İthalatı da durdurulacak
Ülkedeki ticaret odaları, sağlık kurumları ve mesleki hastalıklara bakan hukuk firmaları yasayı desteklerken uluslararası taş üreticilerinden Caesarstone kararın iş yerindeki silikozis riskini azaltmadığını savundu. Buna karşın, yasama süreci öncesinde Avustralya İş Sağlığı ve Güvenliği Kurumu’nun farklı silika türlerinin risk düzeylerinin incelendiği araştırmada, en yüksek silikozis vakasının suni mermer sanayinde görüldüğü, bu alandaki işçilerde hastalığın seyrinin daha hızlı ve ölüm riskinin daha yüksek olduğu belirlenmişti. Araştırmada ayrıca güvenli bir silika türü bulunmadığı ve tüm suni mermerlerin yasaklanması gerektiği sonucuna varılmıştı. Avustralya’da üretimi yasaklanan suni mermerin, gelecekteki yasal düzenlemelerle ithalatının da durdurulması planlanıyor.

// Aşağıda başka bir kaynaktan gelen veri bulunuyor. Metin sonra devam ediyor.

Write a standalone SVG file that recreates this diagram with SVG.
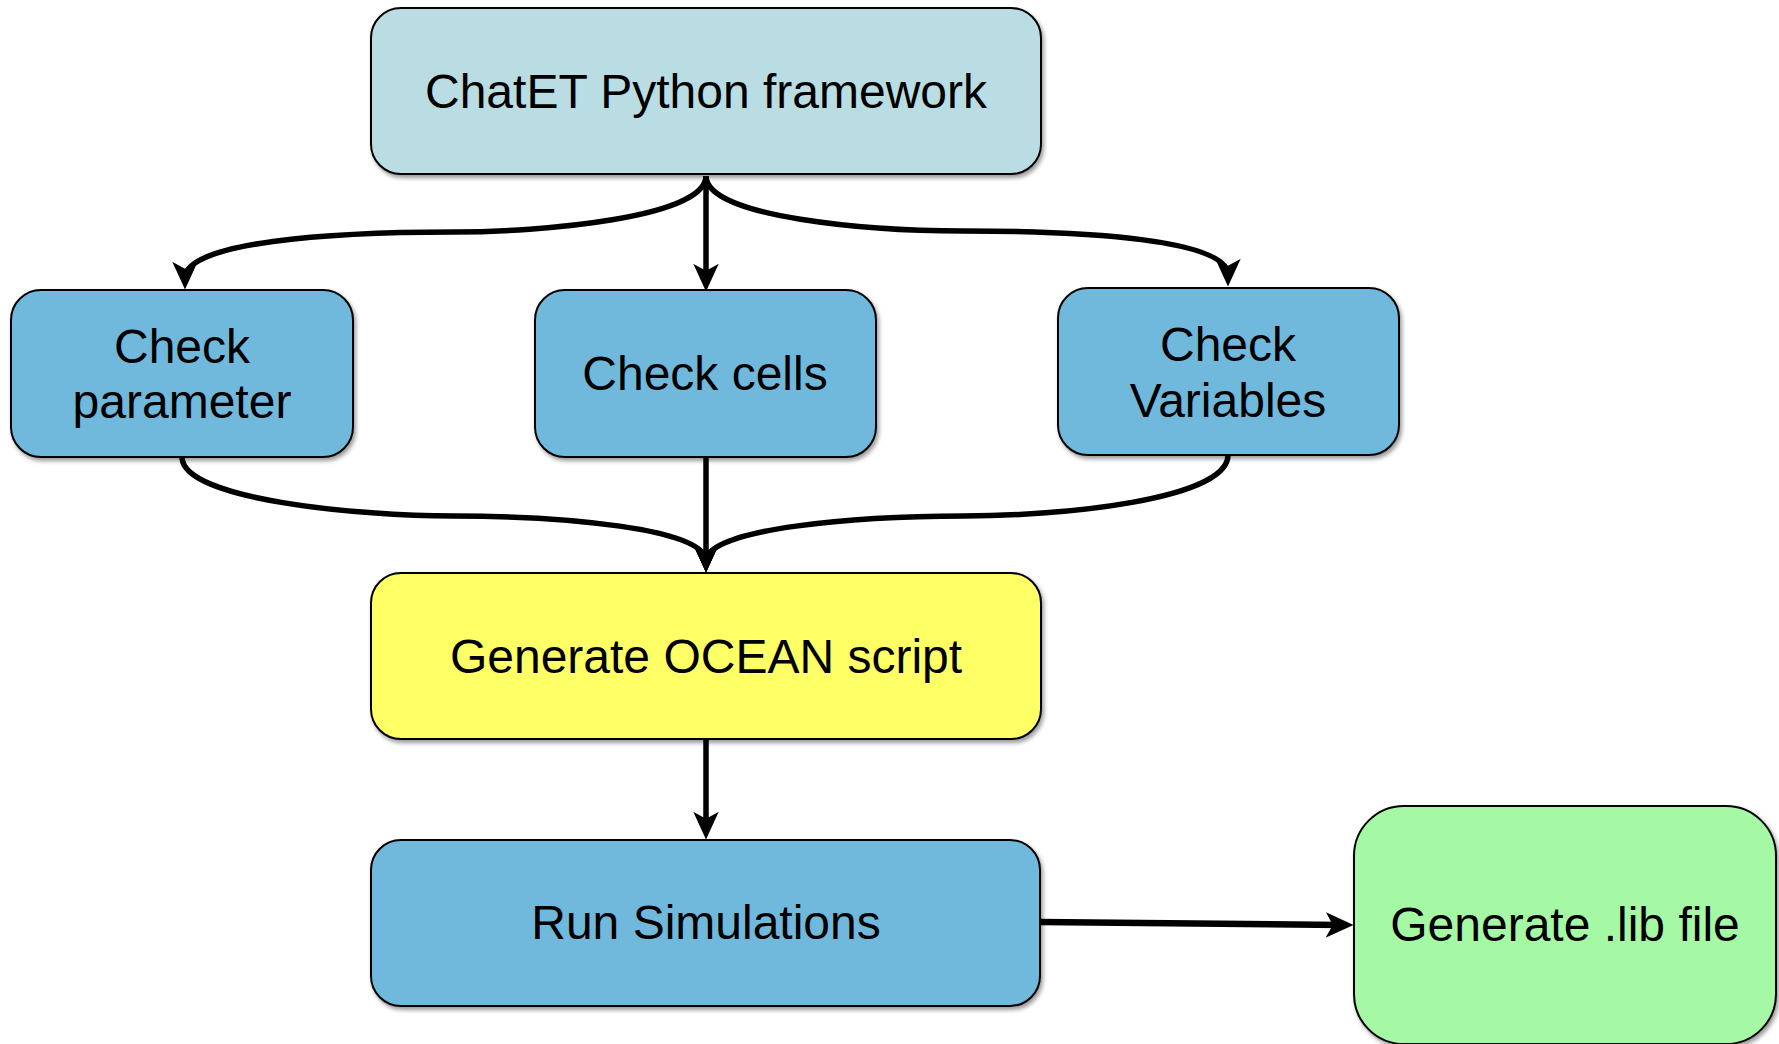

Konu çok önemli: madencilik işletme ve işleme tesislerinde oluşabilecek meslek hastalıkları nedeniyle, Avustralya ile başlayan bu yasaklamanın dünya ülkeleri arasında hızla yaygınlaşması bekleniyor. Bu konu bizim doğaltaş sektörümüz için de önem arz ediyor. Elbette carbonat içerikli malzemelerde herhangi bir sıkıntı yok, ancak seramik ve kuvars kompoze ürün üreten firmaların önlem alınması gerekecektir düşüncesindeyiz.
Ayrıca bu yıl; İzmir Marble Fuar’ı içinde bu tür malzeme üreten firmaların katılımı durdurularak, tamamen doğal taş ürünlerinin sergilemesi yapılacaktır.